6. Zadaj sobie pytanie, czego czytelnik spodziewa się po Twojej scenie, a czego się nie spodziewa

Kiedy przyjrzysz się różnym scenom w kulturze możesz zauważyć, że niektóre triki fabularne czy stylistyczne pojawiają się w nich bardzo często, a inne stosunkowo rzadko. Na tej podstawie spróbuj odpowiedzieć sobie na pytanie – czego czytelnik może spodziewać się po Twojej scenie? A potem zastanów się, co możesz zrobić, żeby go zaskoczyć! Ponownie możesz wykorzystać do tego mapę myśli.

7. Daj się zaskoczyć

Skoro przy zaskoczeniu jesteśmy – spróbuj w problematycznej scenie zaskoczyć samego/samą siebie. Czasami problemy z motywacją przy pisaniu wynikają ze zbyt skrupulatnego planowania. Jeśli Twoja scena jest przepracowana na dziesiątą stronę i przemyślana w najdrobniejszych szczegółach, to może stać się dla Ciebie nudna i męcząca. W takich sytuacjach warto czasami odejść od założonego planu i zrobić coś zupełnie niespodziewanego. Nagły atak ninja czy niespodziewana śmierć kluczowej postaci mogą sprawić, że książka na nowo stanie się dla Ciebie interesująca – bo będziesz mieć nowy problem do rozwiązania.

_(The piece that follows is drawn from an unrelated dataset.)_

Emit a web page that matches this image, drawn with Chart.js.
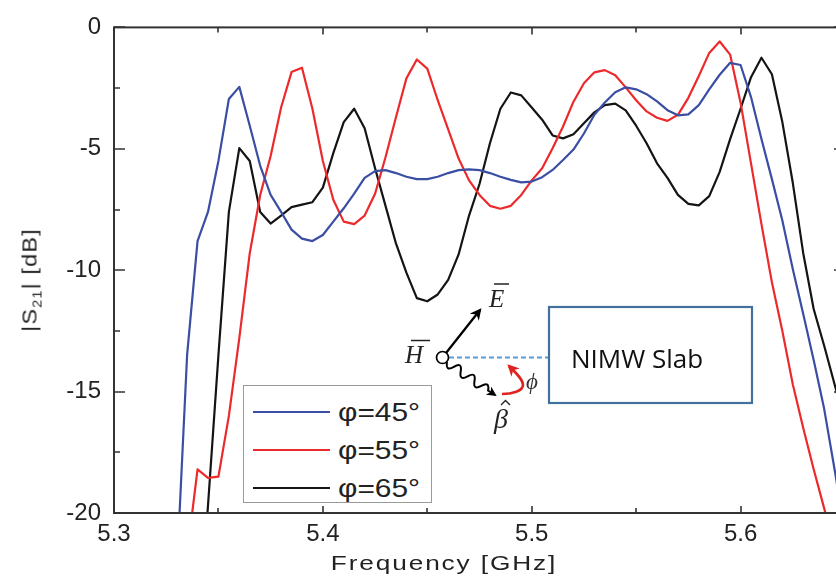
<!DOCTYPE html>
<html>
<head>
<meta charset="utf-8">
<script src="https://cdn.jsdelivr.net/npm/chart.js@4.4.1/dist/chart.umd.min.js"></script>
<style>
  html, body { margin: 0; padding: 0; background: #fff; overflow: hidden; }
  #wrap { position: relative; width: 836px; height: 582px; overflow: hidden; background: #fff; }
  #c { position: absolute; left: 0; top: 0; }
  .axtitle { position: absolute; font-family: "Liberation Sans", Arial, sans-serif; color: #222; white-space: nowrap; line-height: 21px; font-size: 21px; }
  #xtitle { left: 444px; top: 552px; letter-spacing: 1.5px; transform: translateX(-50%) scaleX(1.25); transform-origin: center; }
  #ytitle { left: 29px; top: 280px; letter-spacing: 1px; transform: translate(-50%, -50%) rotate(-90deg) scaleX(1.12); transform-origin: center; }
  #ytitle sub { font-size: 13px; vertical-align: -5px; line-height: 0; }
  #legend { position: absolute; left: 243px; top: 385px; width: 189px; height: 118px; box-sizing: border-box; border: 1.5px solid #9a9a9a; background: #fff; }
  .lrow { position: absolute; left: 0; height: 30px; width: 189px; }
  .lline { position: absolute; left: 9px; width: 77px; top: 14px; height: 0; border-top: 2px solid #000; }
  .ltext { position: absolute; left: 94px; top: 0; font-family: "Liberation Sans", Arial, sans-serif; font-size: 26px; line-height: 30px; color: #222; transform: scaleX(1.15); transform-origin: left center; white-space: nowrap; }
  svg { position: absolute; left: 0; top: 0; }
</style>
</head>
<body>
<div id="wrap">
  <canvas id="c" width="846" height="582"></canvas>
  <div id="xtitle" class="axtitle">Frequency [GHz]</div>
  <div id="ytitle" class="axtitle">|S<sub>21</sub>| [dB]</div>
  <div id="legend"></div>
  <svg width="836" height="582" viewBox="0 0 836 582">
    <defs>
      <marker id="ahb" viewBox="0 0 10 10" refX="8" refY="5" markerWidth="5" markerHeight="5" orient="auto-start-reverse" markerUnits="strokeWidth">
        <path d="M0,0 L10,5 L0,10 L3,5 z" fill="#000"/>
      </marker>
      <marker id="ahr" viewBox="0 0 10 10" refX="8" refY="5" markerWidth="4.5" markerHeight="4.5" orient="auto-start-reverse" markerUnits="strokeWidth">
        <path d="M0,0 L10,5 L0,10 L3,5 z" fill="#e0231f"/>
      </marker>
    </defs>
    <line x1="449" y1="357.5" x2="549" y2="357.5" stroke="#5b9bd5" stroke-width="1.8" stroke-dasharray="5,3"/>
    <circle cx="442.5" cy="357.5" r="6" fill="none" stroke="#000" stroke-width="1.7"/>
    <line x1="446" y1="353" x2="480" y2="310" stroke="#000" stroke-width="2.3" marker-end="url(#ahb)"/>
    <path d="M447,362 Q445.4,371.8 453.9,366.8 T460.7,371.5 T467.6,376.3 T474.5,381 T481.3,385.8 T488.1,390.5 L495,395" fill="none" stroke="#000" stroke-width="2" marker-end="url(#ahb)"/>
    <path d="M502,394 C512,394 523,391 523,385 C523,379 515,372 509,366" fill="none" stroke="#e0231f" stroke-width="2.6" marker-end="url(#ahr)"/>
    <rect x="549" y="307" width="203" height="96" fill="#fff" stroke="#41719c" stroke-width="2.2"/>
    <text x="571" y="368" font-family="Open Sans, Liberation Sans, sans-serif" font-size="26" fill="#111">NIMW Slab</text>
    <text x="489" y="307" font-family="Liberation Serif, serif" font-style="italic" font-size="25" fill="#222">E</text>
    <line x1="494" y1="284" x2="509" y2="284" stroke="#222" stroke-width="1.5"/>
    <text x="405" y="363" font-family="Liberation Serif, serif" font-style="italic" font-size="25" fill="#222">H</text>
    <line x1="411" y1="340.5" x2="430" y2="340.5" stroke="#222" stroke-width="1.5"/>
    <text x="494" y="428" font-family="Liberation Serif, serif" font-style="italic" font-size="28" fill="#222">β</text>
    <path d="M501,405 L505.5,400.5 L510,405" fill="none" stroke="#222" stroke-width="1.4"/>
    <text x="526" y="389" font-family="Liberation Serif, DejaVu Serif, serif" font-style="italic" font-size="23" fill="#333">ϕ</text>
  </svg>
</div>
<script>
// ---- data ----
const freqGHz = [
  5.330, 5.335, 5.340, 5.345, 5.350, 5.355, 5.360, 5.365, 5.370, 5.375,
  5.380, 5.385, 5.390, 5.395, 5.400, 5.405, 5.410, 5.415, 5.420, 5.425,
  5.430, 5.435, 5.440, 5.445, 5.450, 5.455, 5.460, 5.465, 5.470, 5.475,
  5.480, 5.485, 5.490, 5.495, 5.500, 5.505, 5.510, 5.515, 5.520, 5.525,
  5.530, 5.535, 5.540, 5.545, 5.550, 5.555, 5.560, 5.565, 5.570, 5.575,
  5.580, 5.585, 5.590, 5.595, 5.600, 5.605, 5.610, 5.615, 5.620, 5.625,
  5.630, 5.635, 5.640, 5.645, 5.650
];
const s21Phi45 = [
  -22.5, -13.5, -8.8, -7.6, -5.5, -2.95, -2.45, -4.05, -5.7, -6.9,
  -7.6, -8.33, -8.7, -8.8, -8.55, -8.0, -7.45, -6.85, -6.2, -5.92,
  -5.88, -6.0, -6.15, -6.25, -6.25, -6.15, -6.0, -5.88, -5.85, -5.88,
  -6.0, -6.15, -6.28, -6.38, -6.35, -6.17, -5.87, -5.46, -5.03, -4.37,
  -3.6, -3.09, -2.67, -2.47, -2.55, -2.75, -3.05, -3.41, -3.62, -3.58,
  -3.2, -2.55, -1.95, -1.46, -1.55, -2.87, -4.6, -6.25, -7.95, -9.95,
  -11.8, -13.7, -15.7, -18.2, -20.8
];
const s21Phi55 = [
  -23.0, -21.7, -18.2, -18.55, -18.5, -16.0, -12.8, -9.3, -6.9, -5.3,
  -3.3, -1.84, -1.66, -3.35, -5.5, -7.1, -8.0, -8.1, -7.75, -6.85,
  -5.35, -3.7, -2.1, -1.32, -1.7, -3.0, -4.2, -5.4, -6.3, -6.9,
  -7.35, -7.47, -7.35, -6.9, -6.3, -5.8, -4.98, -4.08, -3.06, -2.3,
  -1.85, -1.76, -1.97, -2.47, -3.0, -3.46, -3.72, -3.85, -3.6, -2.9,
  -2.0, -1.05, -0.58, -1.12, -3.1, -5.6, -8.1, -10.5, -12.5, -14.7,
  -16.5, -18.2, -19.8, -21.4, -23.0
];
const s21Phi65 = [
  -33.0, -31.0, -25.6, -19.7, -13.5, -7.6, -4.97, -5.5, -7.6, -8.08,
  -7.75, -7.4, -7.3, -7.2, -6.6, -5.18, -3.9, -3.35, -4.15, -5.8,
  -7.35, -8.9, -10.1, -11.15, -11.28, -11.0, -10.4, -9.35, -7.75, -6.45,
  -4.77, -3.35, -2.68, -2.8, -3.3, -3.8, -4.45, -4.57, -4.4, -3.95,
  -3.5, -3.2, -3.14, -3.42, -4.05, -4.77, -5.6, -6.2, -6.9, -7.27,
  -7.33, -6.95, -5.95, -4.6, -3.35, -2.05, -1.25, -1.93, -3.9, -6.4,
  -9.3, -11.6, -13.1, -14.7, -16.3
];
const seriesLabels = ['φ=45°', 'φ=55°', 'φ=65°'];
const seriesColors = ['#3a4ea3', '#ec2a2c', '#141414'];

const xMajorTicks = [5.3, 5.4, 5.5, 5.6];
const xMinorTicks = [5.35, 5.45, 5.55];
const yMajorTicks = [0, -5, -10, -15, -20];
const yMinorTicks = [-2.5, -7.5, -12.5, -17.5];
const xRange = [5.3, 5.65];
const yRange = [-20, 0];

// ---- chart ----
const seriesValues = [s21Phi45, s21Phi55, s21Phi65];
const datasets = seriesValues.map((vals, k) => ({
  label: seriesLabels[k],
  data: freqGHz.map((f, i) => ({ x: f, y: vals[i] })),
  borderColor: seriesColors[k],
  borderWidth: 2.2,
  pointRadius: 0,
  tension: 0,
  fill: false,
  borderJoinStyle: 'round'
}));

const framePlugin = {
  id: 'frame',
  afterDatasetsDraw(chart) {
    const { ctx, chartArea: a, scales: { x, y } } = chart;
    ctx.save();
    ctx.strokeStyle = '#333';
    ctx.lineWidth = 2;
    ctx.strokeRect(a.left, a.top, a.right - a.left, a.bottom - a.top);
    ctx.beginPath();
    const xt = (vals, len) => vals.forEach(v => {
      const p = Math.round(x.getPixelForValue(v));
      ctx.moveTo(p, a.bottom); ctx.lineTo(p, a.bottom - len);
      ctx.moveTo(p, a.top); ctx.lineTo(p, a.top + len);
    });
    const yt = (vals, len) => vals.forEach(v => {
      const p = Math.round(y.getPixelForValue(v));
      ctx.moveTo(a.left, p); ctx.lineTo(a.left + len, p);
      ctx.moveTo(a.right, p); ctx.lineTo(a.right - len, p);
    });
    xt(xMajorTicks, 7); xt(xMinorTicks, 5);
    yt(yMajorTicks, 11); yt(yMinorTicks, 6);
    ctx.lineWidth = 1.6;
    ctx.stroke();
    ctx.restore();
  }
};

const tickFont = { family: 'Liberation Sans, Arial, sans-serif', size: 24 };

new Chart(document.getElementById('c'), {
  type: 'line',
  data: { datasets },
  options: {
    responsive: false,
    animation: false,
    devicePixelRatio: 1,
    layout: { padding: { top: 19, right: 1, left: 0, bottom: 0 } },
    plugins: { legend: { display: false }, tooltip: { enabled: false } },
    scales: {
      x: {
        type: 'linear',
        min: xRange[0], max: xRange[1],
        afterBuildTicks: s => { s.ticks = xMajorTicks.map(v => ({ value: v })); },
        afterFit: s => { s.height = 69; },
        grid: { display: false, drawTicks: false },
        border: { display: false },
        ticks: { font: tickFont, color: '#222', padding: 7, maxRotation: 0, autoSkip: false,
                 callback: v => Number(v).toFixed(1) }
      },
      y: {
        type: 'linear',
        min: yRange[0], max: yRange[1],
        afterBuildTicks: s => { s.ticks = yMajorTicks.map(v => ({ value: v })); },
        afterFit: s => { s.width = 114; },
        grid: { display: false, drawTicks: false },
        border: { display: false },
        ticks: { font: tickFont, color: '#222', padding: 13, autoSkip: false,
                 callback: v => String(v) }
      }
    }
  },
  plugins: [framePlugin]
});

// ---- legend (HTML) built from series arrays ----
const legend = document.getElementById('legend');
const rowTops = [11, 49, 87];
seriesLabels.forEach((lab, k) => {
  const row = document.createElement('div');
  row.className = 'lrow';
  row.style.top = rowTops[k] + 'px';
  const ln = document.createElement('div');
  ln.className = 'lline';
  ln.style.borderTopColor = seriesColors[k];
  const tx = document.createElement('div');
  tx.className = 'ltext';
  tx.textContent = lab;
  row.appendChild(ln); row.appendChild(tx);
  legend.appendChild(row);
});
</script>
</body>
</html>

8. Skup się na konkretnym narzędziu pisarskim

A co jeśli nie chcesz kombinować ze fabułą sceny? Skup się na formie! Pomyśl, jak możesz podejść do danego fragmentu tekstu od strony formalnej i jakiego narzędzia pisarskiego możesz w nim użyć. Może na przykład da się zbudować dany fragment na bardzo gęstym monologu wewnętrznym? Albo skupić się w nim na wrażeniach zmysłowych? Pod koniec marca prowadzę warsztat “Podstawowe narzędzia pisarskie”, w którym uczę o różnych narzędziach, których możesz użyć w swojej scenie.

9. Zrób playlistę do swojej sceny

Oprócz wszystkich wymienionych strategii możesz też zastanowić się, jaka ma być atmosfera Twojej sceny i ułożyć do niej playlistę. Muzyka często inspiruje do pisania, a także pomaga wejść w klimat powieści.

10. Wybierz się na randkę artystyczną

Ostatnią strategią na przełamania niechęci do danej sceny jest randka artystyczna – czyli samotna wyprawa po inspirację. Czasem bywa tak, że nie chce nam się pisać, bo nie znajdujemy mentalnej przestrzeni na własną twórczość. Na naszych barkach spoczywa mnóstwo spraw, które angażują nasz czas i nasz myśli. Wyczerpujemy naszą kreatywną energię na pracę czy opiekę nad dziećmi, a kiedy sami siadamy do klawiatury, myślimy już tylko o tym, ile pieniędzy zostało do końca miesiąca i co ugotować na obiad. W takich sytuacjach warto od czasu do czasu przewietrzyć sobie głowę. Pójść na spacer z notatnikiem i poobserwować ptaki. Wybrać się na wycieczkę tramwajem do innej dzielnicy albo do sklepu z zegarkami. Pozwolić sobie na chwilę odpoczynku czy zabawy, a nawet twórczej nudy.

Z trudną i nudną sceną warto czasami chwilę popracować. Poszukać inspiracji, poeksperymentować. Zastanowić się, co tak naprawdę jest w niej nudne lub trudne, a co może być inspirujące czy ekscytujące. Czasami, jeśli tylko zastosujemy odpowiednią strategię, problematyczny fragment tekstu może zmienić się w najlepszą część naszej książki.